An Uber ride is an e-commerce transaction, but you don’t swipe your credit card before climbing out of the car. If you press an Amazon Dash button you get products delivered instantly. Now Elastic Path CMO Darin Archer is trying to help B2B organizations achieve a similarly quick, convenient and seamless way to conduct all manner of enterprise purchases.
Based in Vancouver, Elastic Path specializes in what it calls “headless” e-commerce, meaning it can use application programming interfaces (APIs) and other technology to allow B2B shopping experiences that don’t necessarily involve a traditional shopping cart process. Archer, who joined Elastic Path as CMO in April, said his focus is investing in content, social media reach and PR tactics to help educate enterprises on the possibilities available to them.
“We want to hit the friction point where there’s demand — where they don’t necessarily know what ‘headless’ is but they do know they have too many channels to manage,” Archer told B2B News Network. “They know they want product information in the content experience and to add commerce in there. For that, you need platforms like ours that are API-first. Marketers can take any platform to create experiences on their own properties or others’.”
In the software-as-a-service (SaaS) space, for instance, Archer pointed out that there are already firms like Slack and Box that have found ways to sell their offerings without an onerous e-commerce experience or a large sales team infrastructure. In other sectors, like manufacturing, firms are trying to create a more direct relationship with their end customers in order to avoid being displaced by the likes of Amazon or Alibaba.

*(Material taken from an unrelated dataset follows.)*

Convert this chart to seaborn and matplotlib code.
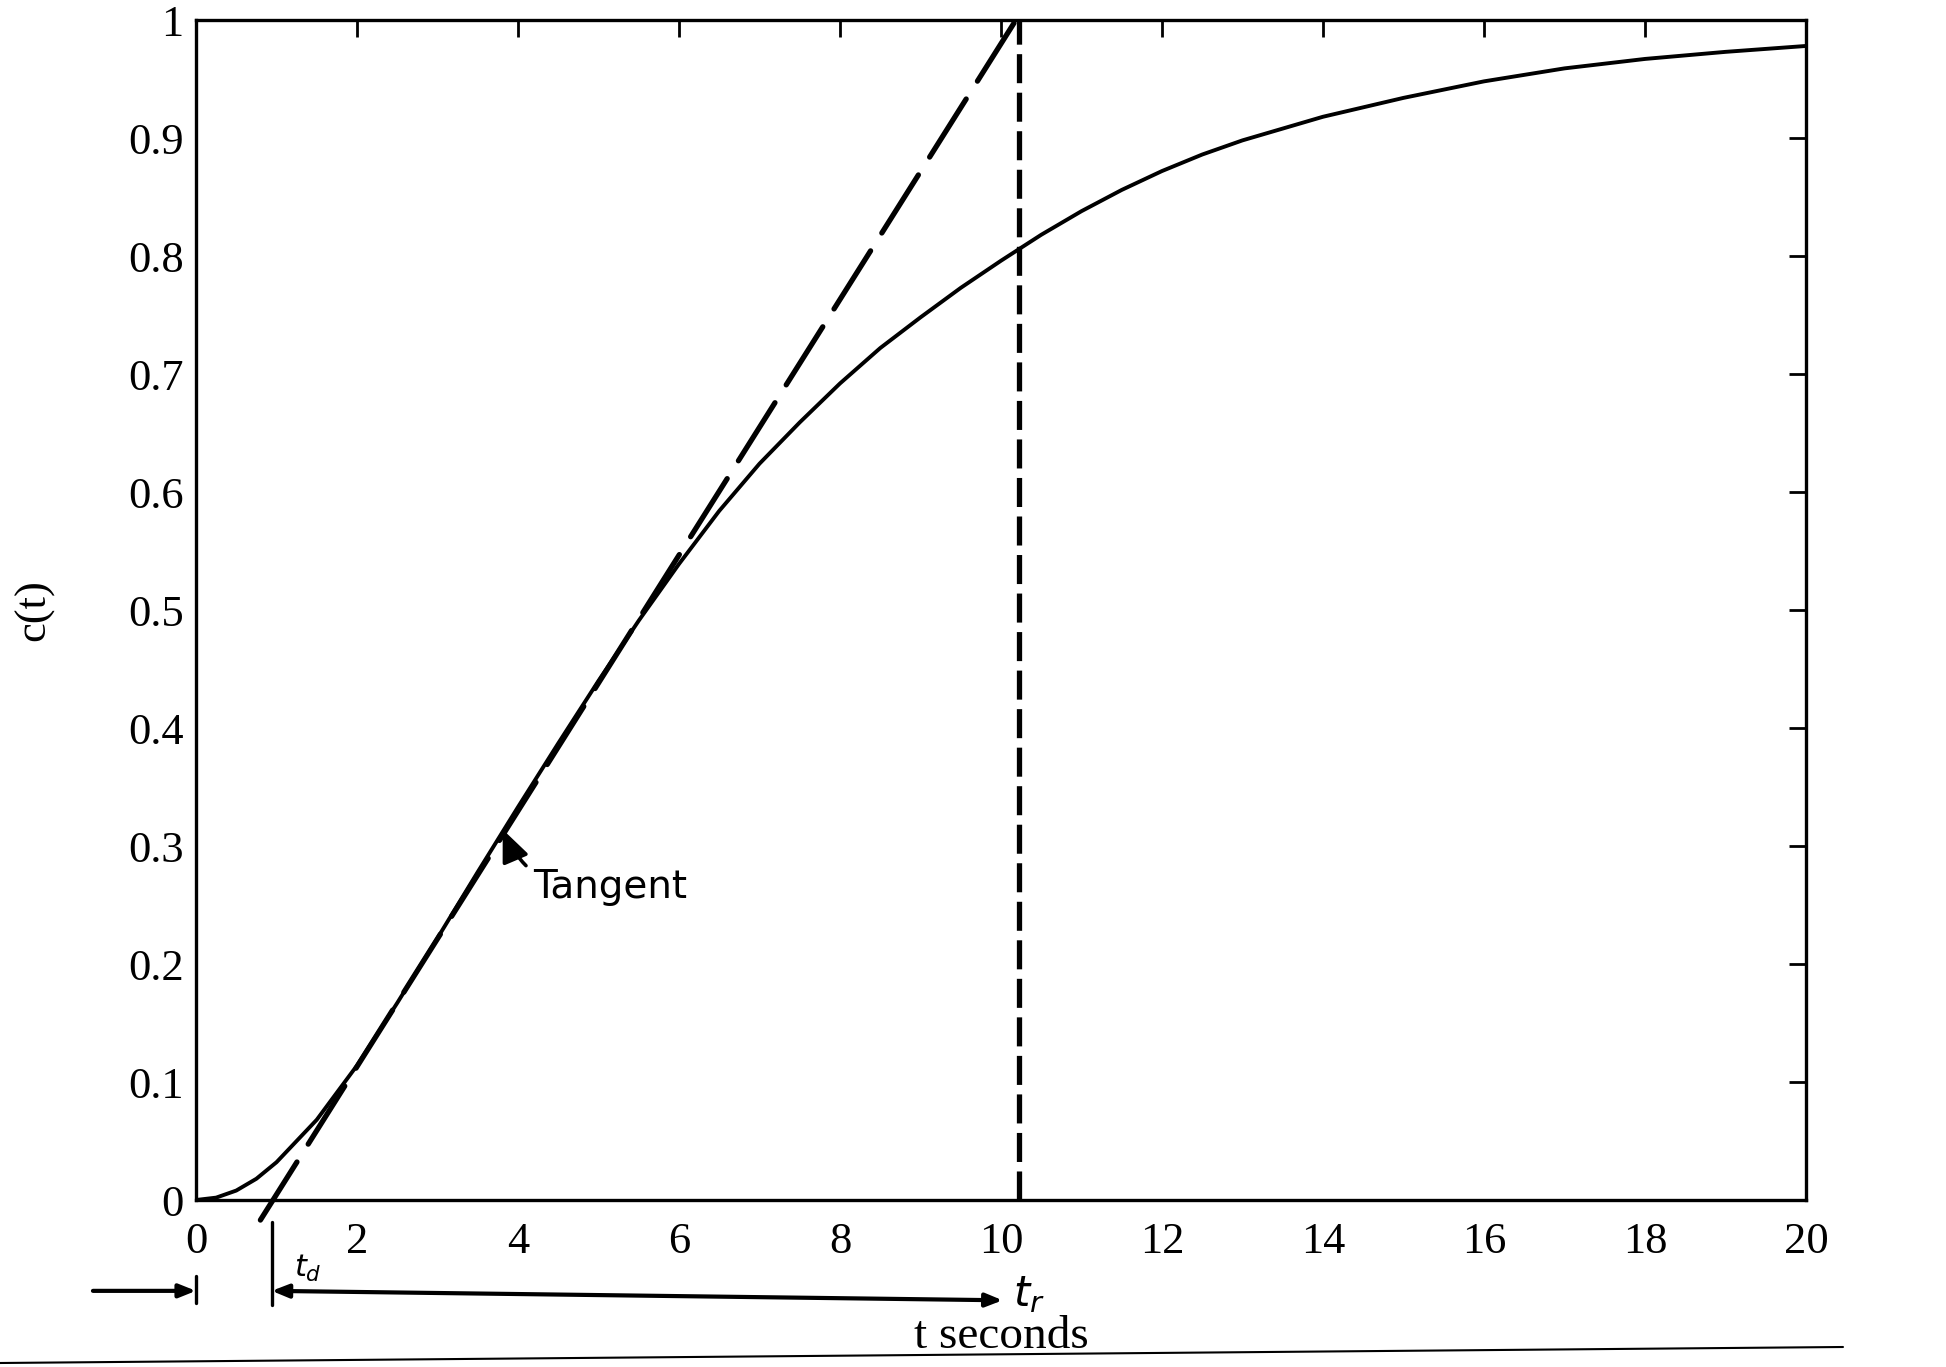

Distributors, meanwhile, are searching for what Archer called their “Gillette” model, where a paint company, for instance, might identify opportunities to sell warranties or other add-ons the way a razor company generates revenue from blades. This is not unlike firms that once sold engines to airlines and now sell “engine hours,” whereby customers pay to have parts serviced, he said.
“We have customers saying, ‘Maybe this is not for all the products in our catalog, but maybe there’s a portion that we could sell digitally through some kind of marketplace or follow-on sale,’” he said.
Creating new lines of revenue based on these subscription-style offerings in a B2B firm often falls to a director of e-commerce, a VP of supply chain and fulfillment or someone in IT, Archer said. In some cases they have been tasked by the CEO to explore such opportunities as part of a larger digital strategy. Lead generation through content marketing can work for such prospects, but Archer said Elastic Path knows enough about purchasing — whether through e-commerce or more traditional processes — than to harass someone the moment they’ve downloaded a white paper. Instead, he said success lies in nurturing leads in a respectful way.
“Everyone has gotten tired from heavy sales approach,” he said. “Buyers do a tremendous amount of the research on their own, and conduct more of the buyer journey by themselves. Whereas at one point we would have tried to connect with them at step one, today we’re going to them at step seven.”